You can probably see the problem: Someone has to pay for medical care. And to some extent, we all pay for each other’s care, through both taxes and private insurance. Ultimately, an unwillingness to say no to health care spending leads to higher costs for everyone.
That’s one reason that Americans have the world’s highest medical costs. (Another reason is that doctors, drug companies and other parts of the American health care industry make a lot of money.) We struggle to say no even to health care that doesn’t make us healthier. Cardiology, prostate care and obstetrics are three examples, among many, of fields where high-cost care often brings no benefit.
All of which brings me to the sad story of the Cadillac tax.
During the long debate over the Affordable Care Act a decade ago, the Obama administration was one of the only forces for fiscal conservatism — that is, trying to hold down health care spending. Congressional Republicans could have pushed for cost-saving measures, but instead they just opposed any effort to insure the uninsured. Many congressional Democrats, especially in the House, had no interest in policies to hold down spending.
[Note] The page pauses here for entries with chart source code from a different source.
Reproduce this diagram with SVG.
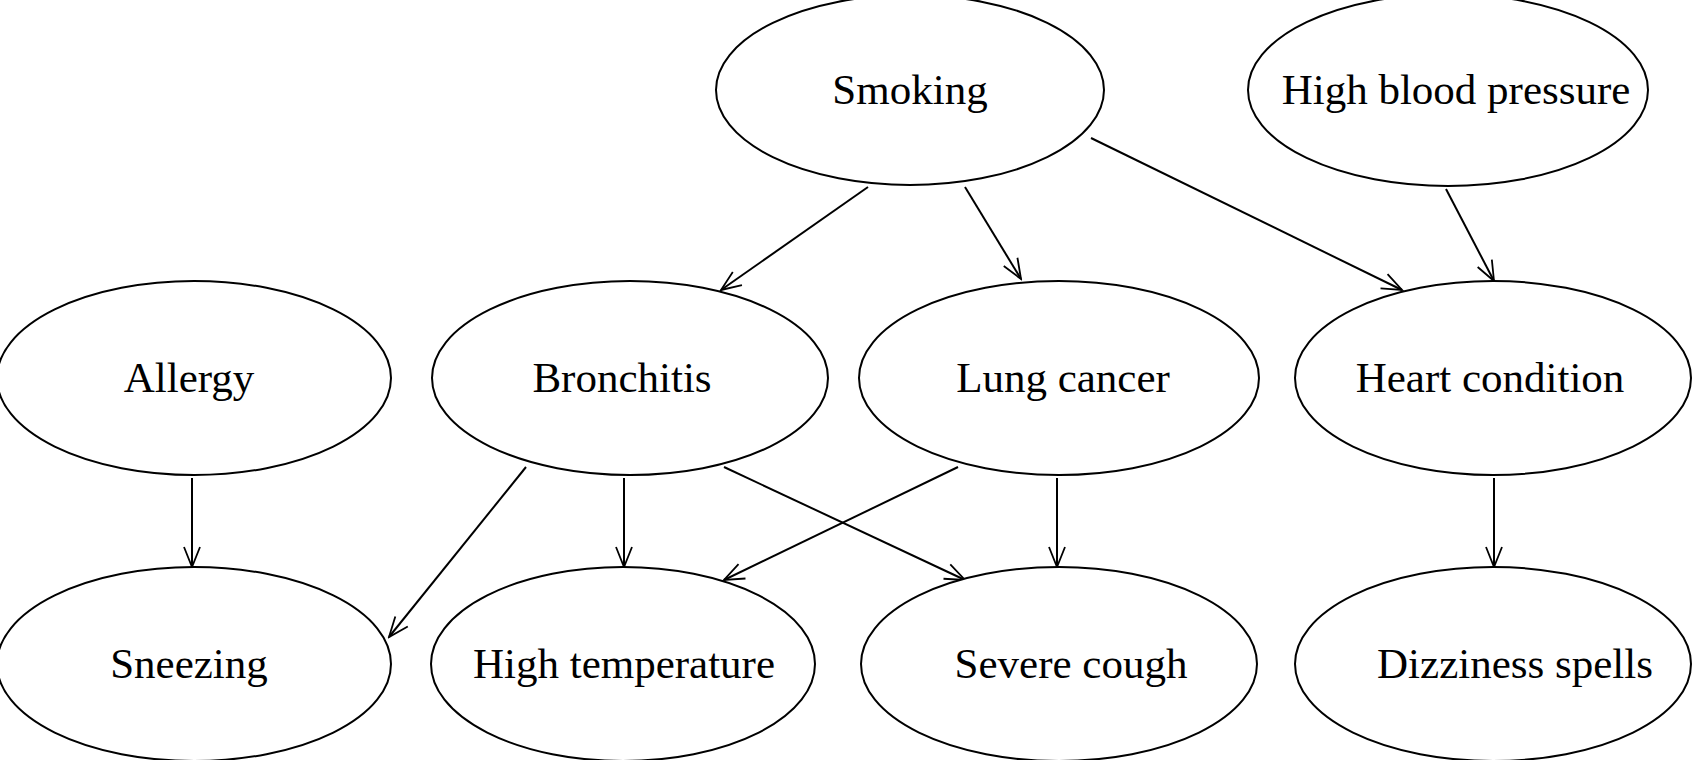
<svg xmlns="http://www.w3.org/2000/svg" width="1694" height="760" viewBox="0 0 1694 760">
<defs>
<marker id="a" markerWidth="24" markerHeight="20" refX="22" refY="10" orient="auto" markerUnits="userSpaceOnUse"><path d="M2,2 L22,10 L2,18" fill="none" stroke="#000" stroke-width="1.8"/></marker>
</defs>
<style>
ellipse{fill:#fff;stroke:#000;stroke-width:2}
text{font-family:"Liberation Serif",serif;font-size:43px;text-anchor:middle;fill:#000}
#edges line{stroke:#000;stroke-width:2;marker-end:url(#a)}
</style>
<rect width="1694" height="760" fill="#fff"/>
<g id="edges">
<line x1="868" y1="187" x2="721" y2="290"/>
<line x1="965" y1="187" x2="1021" y2="279"/>
<line x1="1091" y1="138" x2="1402" y2="290"/>
<line x1="1446" y1="189" x2="1494" y2="281"/>
<line x1="192" y1="478" x2="192" y2="567"/>
<line x1="526" y1="467" x2="389" y2="637"/>
<line x1="624" y1="478" x2="624" y2="567"/>
<line x1="724" y1="467" x2="965" y2="580"/>
<line x1="958" y1="467" x2="724" y2="580"/>
<line x1="1057" y1="478" x2="1057" y2="567"/>
<line x1="1494" y1="478" x2="1494" y2="567"/>
</g>
<g id="smoking"><ellipse cx="910" cy="90" rx="194" ry="95"/><text x="910" y="104">Smoking</text></g>
<g id="hbp"><ellipse cx="1448" cy="90" rx="200" ry="96"/><text x="1456" y="104">High blood pressure</text></g>
<g id="allergy"><ellipse cx="194" cy="378" rx="197" ry="97"/><text x="189" y="392">Allergy</text></g>
<g id="bronchitis"><ellipse cx="630" cy="378" rx="198" ry="97"/><text x="622" y="392">Bronchitis</text></g>
<g id="lung"><ellipse cx="1059" cy="378" rx="200" ry="97"/><text x="1063" y="392">Lung cancer</text></g>
<g id="heart"><ellipse cx="1493" cy="378" rx="198" ry="97"/><text x="1490" y="392">Heart condition</text></g>
<g id="sneezing"><ellipse cx="194" cy="664" rx="197" ry="97"/><text x="189" y="678">Sneezing</text></g>
<g id="hightemp"><ellipse cx="623" cy="664" rx="192" ry="97"/><text x="624" y="678">High temperature</text></g>
<g id="cough"><ellipse cx="1059" cy="664" rx="198" ry="97"/><text x="1071" y="678">Severe cough</text></g>
<g id="dizz"><ellipse cx="1493" cy="664" rx="198" ry="97"/><text x="1515" y="678">Dizziness spells</text></g>
</svg>
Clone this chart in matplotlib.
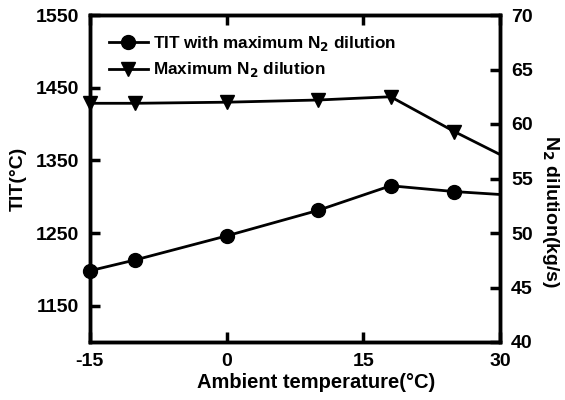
import matplotlib
matplotlib.use("Agg")
import matplotlib.pyplot as plt

plt.rcParams['font.family'] = ['Liberation Sans', 'DejaVu Sans']
plt.rcParams['font.weight'] = 'bold'
plt.rcParams['mathtext.default'] = 'bf'
plt.rcParams['axes.unicode_minus'] = False

ambient = [-15, -10, 0, 10, 18, 25, 30]
tit = [1198, 1213, 1246, 1281, 1315, 1307, 1303]
n2 = [61.9, 61.9, 62.0, 62.2, 62.5, 59.3, 57.2]

xticks = [-15, 0, 15, 30]
yticks_left = [1150, 1250, 1350, 1450, 1550]
yticks_right = [40, 45, 50, 55, 60, 65, 70]

fig = plt.figure(figsize=(5.65, 4.0), dpi=100)
ax = fig.add_axes([0.159, 0.145, 0.726, 0.8175])
ax2 = ax.twinx()

l1, = ax.plot(ambient, tit, color='black', lw=2, marker='o', ms=10,
              markevery=list(range(len(ambient) - 1)), clip_on=False,
              label='TIT with maximum N$_2$ dilution')
l2, = ax2.plot(ambient, n2, color='black', lw=2, marker='v', ms=10,
               markevery=list(range(len(ambient) - 1)), clip_on=False,
               label='Maximum N$_2$ dilution')

ax.set_xlim(-15, 30)
ax.set_ylim(1100, 1550)
ax2.set_ylim(40, 70)
tfont = {'fontweight': 'bold', 'fontsize': 14}
ax.set_xticks(xticks)
ax.set_xticklabels([str(v) for v in xticks], **tfont)
ax.set_yticks(yticks_left)
ax.set_yticklabels([str(v) for v in yticks_left], **tfont)
ax2.set_yticks(yticks_right)
ax2.set_yticklabels([str(v) for v in yticks_right], **tfont)

for a in (ax, ax2):
    for s in a.spines.values():
        s.set_linewidth(2.5)
    a.tick_params(direction='in', length=7, width=2.5, pad=6)
ax.tick_params(axis='x', top=True, pad=8)
ax.tick_params(axis='y', right=False, pad=8)
ax2.tick_params(axis='y', pad=8)

ax.set_xlabel('Ambient temperature(°C)', fontsize=14.5, fontweight='bold', labelpad=2)
ax.xaxis.label.set_x(0.551)
ax.set_ylabel('TIT(°C)', fontsize=14, fontweight='bold', labelpad=6)
ax2.set_ylabel('N$_2$ dilution(kg/s)', fontsize=14, fontweight='bold',
               rotation=270, labelpad=20)
ax2.yaxis.label.set_y(0.40)

ax.legend(handles=[l1, l2], loc='upper left', frameon=False,
          handlelength=2.3, handletextpad=0.3, borderaxespad=0.7,
          labelspacing=0.45, prop={'weight': 'bold', 'size': 12.3},
          bbox_to_anchor=(0.0, 1.0))

fig.savefig('out.png', dpi=100)
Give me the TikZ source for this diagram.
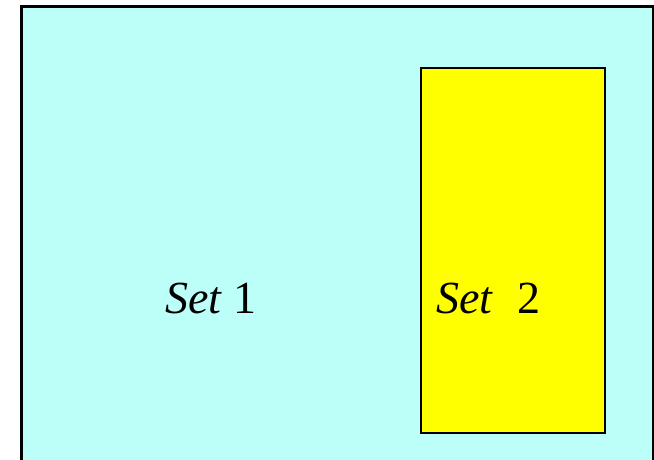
\documentclass[tikz,border=0pt]{standalone}
\usepackage{fontspec}
\setmainfont{Liberation Serif}
\definecolor{setcyan}{RGB}{188,255,248}
\definecolor{setyellow}{RGB}{255,255,0}
\begin{document}
\begin{tikzpicture}[x=1pt,y=1pt,
  setbox/.style={line width=2.3pt,draw=black},
  setlabel/.style={anchor=base west,inner sep=0pt,font=\fontsize{46}{50}\selectfont}]
\useasboundingbox (0,0) rectangle (654,460);
\clip (0,0) rectangle (654,460);
\node[setbox,fill=setcyan,minimum width=632pt,minimum height=475pt,anchor=north west,inner sep=0pt,line width=2.6pt] (set1) at (20,455) {};
\node[setbox,fill=setyellow,minimum width=184pt,minimum height=365pt,anchor=north west,inner sep=0pt] (set2) at (420,393) {};
\node[setlabel] (lab1) at (165,146) {\textit{Set} 1};
\node[setlabel] (lab2) at (436,146) {\textit{Set}\hspace{0.52em}2};
\end{tikzpicture}
\end{document}
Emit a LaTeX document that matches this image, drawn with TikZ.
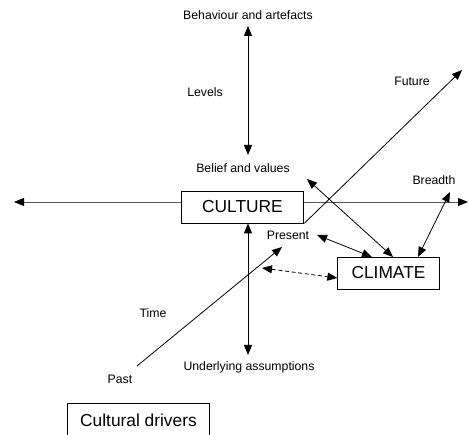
\documentclass[tikz,border=0pt]{standalone}
\usepackage{fontspec}
\setmainfont{Liberation Sans}
\usetikzlibrary{arrows.meta}

\begin{document}
\begin{tikzpicture}[x=0.75pt,y=0.75pt,line width=0.6pt,>={Triangle[length=7.5pt,width=6pt,color=black]},
  box/.style = {draw,inner sep=0pt,font=\fontsize{13}{15}\selectfont},
  lbl/.style = {inner sep=1pt,font=\fontsize{9.2}{11}\selectfont}]

\useasboundingbox (0,0) rectangle (469,435);

\node[box,minimum width=92pt,minimum height=24pt] (culture) at (242.5,228) {CULTURE};
\node[box,minimum width=76pt,minimum height=24pt] (climate) at (388.5,162) {CLIMATE};
\node[box,minimum width=106pt,minimum height=26pt] (drivers) at (138.5,14.7) {Cultural drivers};

\node[lbl] (behaviour) at (248,420) {Behaviour and artefacts};
\node[lbl] (levels) at (205,343) {Levels};
\node[lbl] (belief) at (243,267) {Belief and values};
\node[lbl] (future) at (412,354) {Future};
\node[lbl] (breadth) at (434,255) {Breadth};
\node[lbl] (present) at (288,200) {Present};
\node[lbl] (time) at (153,122) {Time};
\node[lbl] (past) at (120,56) {Past};
\node[lbl] (assumptions) at (249,68) {Underlying assumptions};

% free ends
\coordinate (w) at (14,233);
\coordinate (e) at (468,233);
\coordinate (top) at (248,409);
\coordinate (mid) at (248,280);
\coordinate (bot) at (248,80);
\coordinate (t0) at (137,69);
\coordinate (t1) at (282,188);
\coordinate (fut) at (462,365);
\coordinate (bv) at (307,256);
\coordinate (pr) at (317,200);
\coordinate (br) at (450,243);
\coordinate (ax) at (262,167);

\draw[<-,black!65] (w) -- (culture.west |- w);
\draw[->,black!65] (culture.east |- e) -- (e);

\draw[<->] (top) -- (mid);
\draw[<->] (culture.south -| bot) -- (bot);

\draw[->] (t0) -- (t1);
\draw[->] (culture.south east) -- (fut);

\draw[<->] (bv) -- (393,178);
\draw[<->] (pr) -- (372,178);
\draw[<->] (br) -- (418,178);
\draw[<->,densely dashed] (ax) -- (climate.west |- 0,157);

\end{tikzpicture}
\end{document}
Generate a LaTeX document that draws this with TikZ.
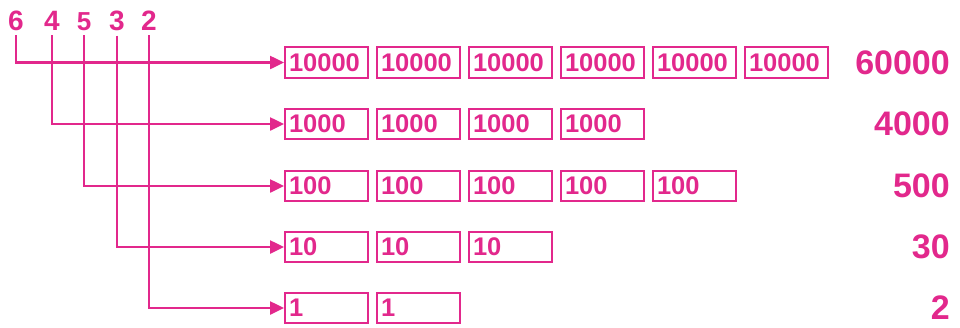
\documentclass[tikz,border=0pt]{standalone}
\usepackage{fontspec}
\setmainfont{Liberation Sans}
\usetikzlibrary{arrows.meta,positioning}
\definecolor{PlacePink}{RGB}{226,40,140}

\begin{document}
\begin{tikzpicture}[x=1pt,y=-1pt,
    unitbox/.style={draw=PlacePink,line width=2pt,text=PlacePink,inner xsep=4pt,inner ysep=0pt,
      text width=75pt,align=left,minimum height=30.5pt,font=\fontsize{25.5}{26}\selectfont\bfseries},
    total/.style={text=PlacePink,inner sep=0pt,font=\fontsize{34}{36}\selectfont\bfseries},
    digit/.style={text=PlacePink,inner sep=0pt},
    link/.style={PlacePink,line width=2.5pt,-{Triangle[length=14pt,width=13pt]}}]
  \useasboundingbox (0,0) rectangle (960,327);
  \foreach \r/\y/\v/\n/\dx/\dsz/\tot in {6/62.5/10000/6/16/28/60000, 4/124/1000/4/52/28/4000,
      5/186/100/5/84/26/500, 3/247/10/3/117/28/30, 2/308/1/2/149/28/2} {
    \node[digit,font=\fontsize{\dsz}{\dsz}\selectfont\bfseries,anchor=base] (D\r) at (\dx,30) {\r};
    \foreach \k in {1,...,\n} {
      \node[unitbox,anchor=west] (B\r-\k) at ({284+92*(\k-1)},\y) {\v};
    }
    \node[total,anchor=east] (T\r) at (950,\y) {\tot};
    \draw[link,shorten <=5pt] (D\r.south) |- (B\r-1.west);
  }
\end{tikzpicture}
\end{document}
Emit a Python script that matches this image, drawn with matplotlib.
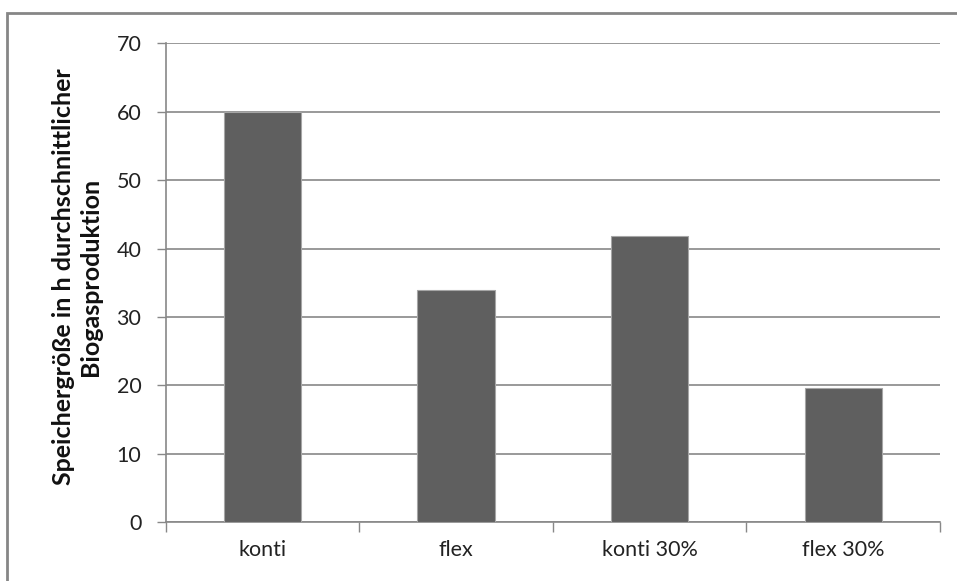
import matplotlib
matplotlib.use("Agg")
import matplotlib.pyplot as plt
from matplotlib.patches import Rectangle

categories = ["konti", "flex", "konti 30%", "flex 30%"]
values = [60.0, 34.0, 41.8, 19.7]
yticks = [0, 10, 20, 30, 40, 50, 60, 70]
ylabel = "Speichergröße in h durchschnittlicher\nBiogasproduktion"

plt.rcParams["font.family"] = ["Lato", "DejaVu Sans"]

fig = plt.figure(figsize=(9.57, 5.81), dpi=100)
ax = fig.add_axes([0.1731, 0.1010, 0.9823 - 0.1731, 0.9255 - 0.1010])

grid_color = "#888888"
x = list(range(len(categories)))
ax.bar(x, values, width=0.4, color="#5f5f5f", edgecolor="#a6a6a6",
       linewidth=0.8, zorder=3)

ax.set_xlim(-0.5, len(categories) - 0.5)
ax.set_ylim(0, 70)
ax.set_yticks(yticks)
ax.set_yticklabels([str(t) for t in yticks], fontsize=15.5, color="#222222")

# category labels sit between boundary ticks
ax.set_xticks(x)
ax.set_xticklabels(categories, fontsize=15.5, color="#222222")
ax.tick_params(axis="x", which="major", length=0, pad=13)
ax.set_xticks([i + 0.5 for i in range(-1, len(categories))], minor=True)
ax.tick_params(axis="x", which="minor", length=7.2, color=grid_color, width=1)
ax.tick_params(axis="y", length=6.5, color=grid_color, width=1, pad=11)

ax.yaxis.grid(True, color=grid_color, linewidth=1.2, zorder=0)
ax.set_axisbelow(True)
for side in ["top", "right"]:
    ax.spines[side].set_visible(False)
for side in ["left", "bottom"]:
    ax.spines[side].set_color(grid_color)
    ax.spines[side].set_linewidth(1.2)

fig.text(77 / 957, 1 - 277 / 581, ylabel, rotation=90, ha="center", va="center",
         fontsize=18, fontweight="bold", color="#111111", linespacing=1.2)

# outer chart frame
fig.patches.append(Rectangle((7.5 / 957, -0.2), 1.5, 1.2 - 12.7 / 581,
                             transform=fig.transFigure, fill=False,
                             edgecolor="#868686", linewidth=2, clip_on=False))

fig.savefig("out.png", dpi=100)
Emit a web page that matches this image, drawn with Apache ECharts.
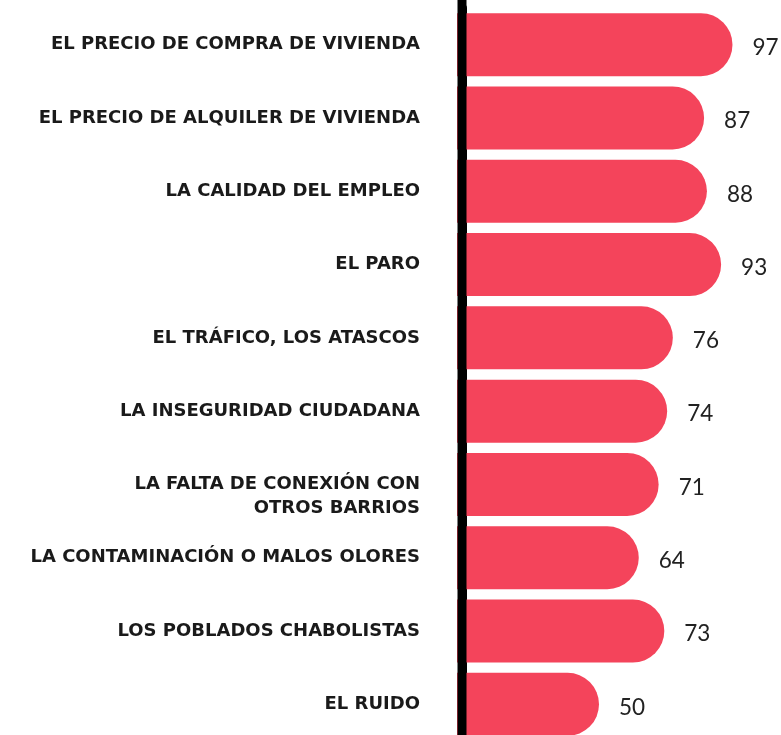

Now that the Obama administration is gone, an important part of the health care law seems likely to die: the Cadillac tax. Had it gone into effect, the tax would have applied to expensive insurance plans — that is, those with relatively few restrictions — as a way of encouraging companies and workers to use more efficient plans. A few years ago, though, Congress delayed it, and on Wednesday the House voted to repeal it. The Senate seems likely to follow. Being in favor of unconstrained health spending is politically easy, even though it’s bad policy.
Labor unions are probably the best example of the perverse politics of medical spending. Unions have always opposed the Cadillac tax, out of fear that it will deny needed medical care to their members. As a result, the unions have ended up effectively pushing for expensive health care plans that quietly pinch their members’ paychecks.
The sharp rise of health spending in recent decades is one reason that wage increases have been so weak. As Paul N. Van de Water, a health care expert at the Center on Budget and Policy Priorities, told Abby Goodnough of The Times, the tax was “one of the A.C.A.’s most important cost-containment measures” and could have led to pay increases.
For more …
“Rather than killing or delaying the Cadillac tax, Democrats should be trying to make it operational. The tax would raise revenue, lower costs, increase the efficiency of the tax code and give the Obamacare individual market its best chance at success,” Karl W. Smith wrote for Bloomberg Opinion. “Instead, Democrats have set up that market for more turmoil.”
The Urban Institute has published a research paper with suggestions for improving the Cadillac tax rather than abolishing it.
For the other side of the argument, see Janet Trautwein, who works at an insurance industry trade group, or Stan Dorn, a consumer advocate. Core to the case against the tax is the idea that wasteful health care is not a meaningful contributor to overall costs.